Sich wohl fühlend wird sein Geist einig. Liebevollen Gemütes weilend strahlt er
nach einer Richtung, dann nach einer zweiten, dann nach der dritten, dann nach
der vierten, ebenso nach oben und nach unten: überall in allem sich
wiedererkennend durchstrahlt er die ganze Welt mit liebevollem Gemüte, mit
weitem, tiefem, unbeschränktem, von Grimm und Groll geklärtem. Gleichwie etwa,
Vásettho, ein kräftiger Trompeter gar mühelos nach den vier Seiten posaunen
kann, ebenso nun auch, Vásettho, kann in also geübter liebevoller Gemüterlösung
beschränktes Werk nicht mehr übrig bleiben, nicht mehr bestehn. Das aber ist,
Vásettho, der Weg, der zu Brahmá eingehn läßt.
«Weiter sodann, Vásettho: erbarmenden Gemütes, freudevollen Gemütes,
unbewegten Gemütes weilend strahlt der Mönch nach einer Richtung, dann nach
einer zweiten, dann nach der dritten, dann nach der vierten, ebenso nach oben
und nach unten: überall in allem sich wiedererkennend durchstrahlt er die ganze
Welt mit erbarmendem Gemüte, mit freudevollem Gemüte, mit unbewegtem Gemüte,
mit weitem, tiefem, unbeschränktem, von Grimm und Groll geklärtem. Gleichwie
etwa, Vásettho, ein kräftiger Trompeter gar mühelos nach den vier Seiten
posaunen kann, ebenso nun auch, Vásettho, kann in also geübter erbarmender,
freudevoller, unbewegter Gemüterlösung beschränktes Werk nicht mehr übrig
bleiben, nicht mehr bestehn.
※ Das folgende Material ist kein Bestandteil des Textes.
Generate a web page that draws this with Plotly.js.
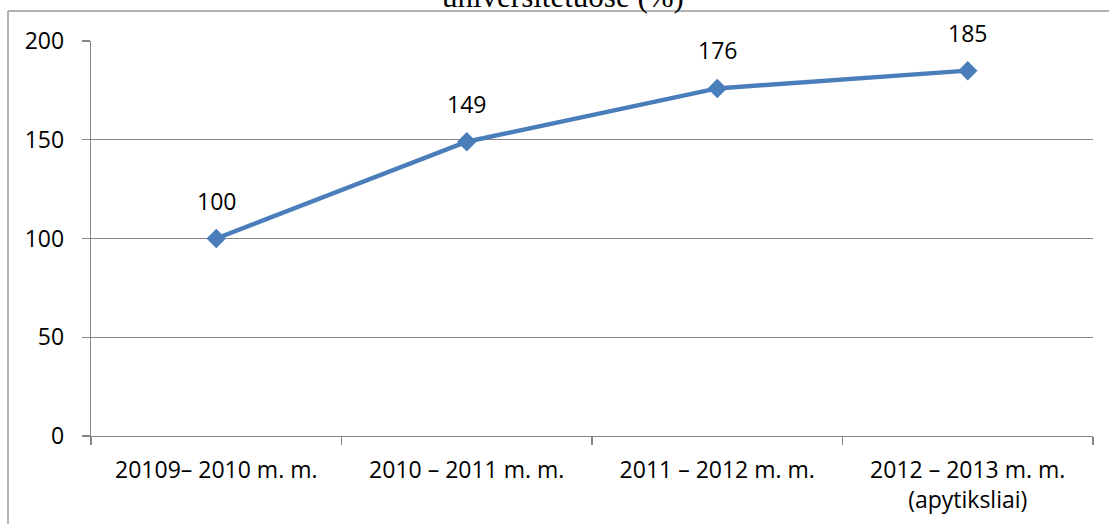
<!DOCTYPE html>
<html>
<head>
<meta charset="utf-8">
<script src="https://cdn.plot.ly/plotly-3.0.1.min.js"></script>
<style>html,body{margin:0;padding:0;background:#fff;}#chart{width:1109px;height:524px;}</style>
</head>
<body>
<div id="chart"></div>
<script>
var categories = ["20109– 2010 m. m.", "2010 – 2011 m. m.", "2011 – 2012 m. m.", "2012 – 2013 m. m.<br>(apytiksliai)"];
var values = [100, 149, 176, 185];
var yTicks = [0, 50, 100, 150, 200];
var titleText = "universitetuose (%)";

var font = "'Open Sans', sans-serif";
var gray = "#868686";

var trace = {
  x: categories,
  y: values,
  type: "scatter",
  mode: "lines+markers",
  line: {color: "#4A7EBB", width: 4.5},
  marker: {symbol: "diamond", size: 15, color: "#4A7EBB"},
  hoverinfo: "none",
  cliponaxis: false
};

var annotations = values.map(function (v, i) {
  return {x: i, y: v, xref: "x", yref: "y", text: String(v), showarrow: false,
          yanchor: "middle", yshift: 38, font: {family: font, size: 23, color: "#000"}};
});
annotations.push({
  x: 0.471, y: 1, xref: "paper", yref: "paper", yanchor: "bottom", yshift: 25,
  text: titleText, showarrow: false,
  font: {family: "'Liberation Serif', 'Times New Roman', serif", size: 31, color: "#000"}
});

var L = 91, R = 1093, T = 41, B = 436;
function px(x) { return (x - L) / (R - L); }
function py(y) { return (B - y) / (B - T); }

var layout = {
  width: 1109, height: 524,
  margin: {l: L, r: 1109 - R, t: T, b: 524 - B},
  paper_bgcolor: "#fff", plot_bgcolor: "#fff",
  showlegend: false,
  xaxis: {
    type: "category",
    range: [-0.5, 3.5],
    tickson: "boundaries",
    ticks: "outside", ticklen: 8, tickcolor: gray, tickwidth: 1.3,
    ticklabelstandoff: 13,
    showgrid: false, zeroline: false,
    showline: true, linecolor: gray, linewidth: 1.3,
    tickfont: {family: font, size: 23, color: "#000"},
    fixedrange: true
  },
  yaxis: {
    range: [0, 200],
    tickvals: yTicks,
    ticks: "outside", ticklen: 8, tickcolor: gray, tickwidth: 1.3,
    ticklabelstandoff: 13,
    showgrid: true, gridcolor: gray, gridwidth: 1.3,
    zeroline: false,
    showline: true, linecolor: gray, linewidth: 1.3,
    tickfont: {family: font, size: 23, color: "#000"},
    fixedrange: true
  },
  annotations: annotations,
  shapes: [
    {type: "line", xref: "paper", yref: "paper", x0: px(8), x1: px(1120), y0: py(11), y1: py(11), line: {color: "#999", width: 1.5}},
    {type: "line", xref: "paper", yref: "paper", x0: px(8), x1: px(8), y0: py(11), y1: py(540), line: {color: "#999", width: 1.5}}
  ]
};

Plotly.newPlot("chart", [trace], layout, {displayModeBar: false, staticPlot: true});
</script>
</body>
</html>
Das aber ist, Vásettho, der Weg, der zu Brahmá
eingehn läßt. - Was meinst du wohl, Vásettho: ein Mönch, der also verweilt, ist
der umschränkt, oder unumschränkt?»
«Unumschränkt, o Gotamo!»
«Ein grimmiger Geist, oder kein grimmiger Geist?»
«Kein grimmiger Geist, o Gotamo!»
«Ein grollender Geist, oder kein grollender Geist?»
«Kein grollender Geist, o Gotamo!»
«Ein unsauherer Geist, oder kein unsauberer Geist?»
«Kein unsauberer Geist, o Gotamo'»
«Selbstgewaltig, oder nicht selbstgewaltig?»
«Selbstgewaltig, o Gotamo!»
«Das heißt also, Vásettho: unumschränkt ist der Mönch, unumschränkt Brahmá.
Kann es nun etwa zwischen dem unumschränkten Mönche und dem unumschränkten
Brahmá eine Übereinstimmung, ein Übereinkommen geben?»
«Freilich, o Gotamo!»
«Gut, Vásettho: daß eben der unumschränkte Mönch, bei der Auflösung des
Leibes, nach dem Tode, zu dem unumschränkten Brahmá gemeinsam eingehn könnte:
das ist möglich. - So sagst du denn, Vásettho: kein grimmiger Geist sei der
Mönch, kein grimmiger Geist Brahmá; kein grollender Geist sei der Mönch, kein
grollender Geist Brahmá; kein unsauberer Geist sei der Mönch, kein unsauberer
Geist Brahmá; selbstgewaltig sei der Mönch, selbstgewaltig Brahmá. Kann es nun
da etwa zwischen dem nicht grimmigen, nicht grollenden, nicht unsauberen,
selbstgewaltigen Mönche und dem nicht grimmigen, nicht grollenden, nicht
unsauberen, selbstgewaltigen Brahmá eine Übereinstimmung, ein Übereinkommen
geben?»
«Freilich, o Gotamo!»
«Gut, Vásettho: daß eben der nicht grimmige, nicht grollende, nicht
unsaubere, selbstgewaltige Mönch bei der Auflösung des Leibes, nach dem Tode,
zu dem nicht grimmigen, nicht grollenden, nicht unsauberen, selbstgewaltigen
Brahmá gemeinsam eingehn könnte: das ist möglich.»
Nach dieser Rede wandten sich die jungen Priester, Vásettho und Bháradvájo,
also an den Erhabenen:
«Vortrefflich, o Gotamo, vortrefflich, o Gotamo! Als Anhänger möge Herr
Gotamo uns betrachten, von heute an zeitlebens getreu.»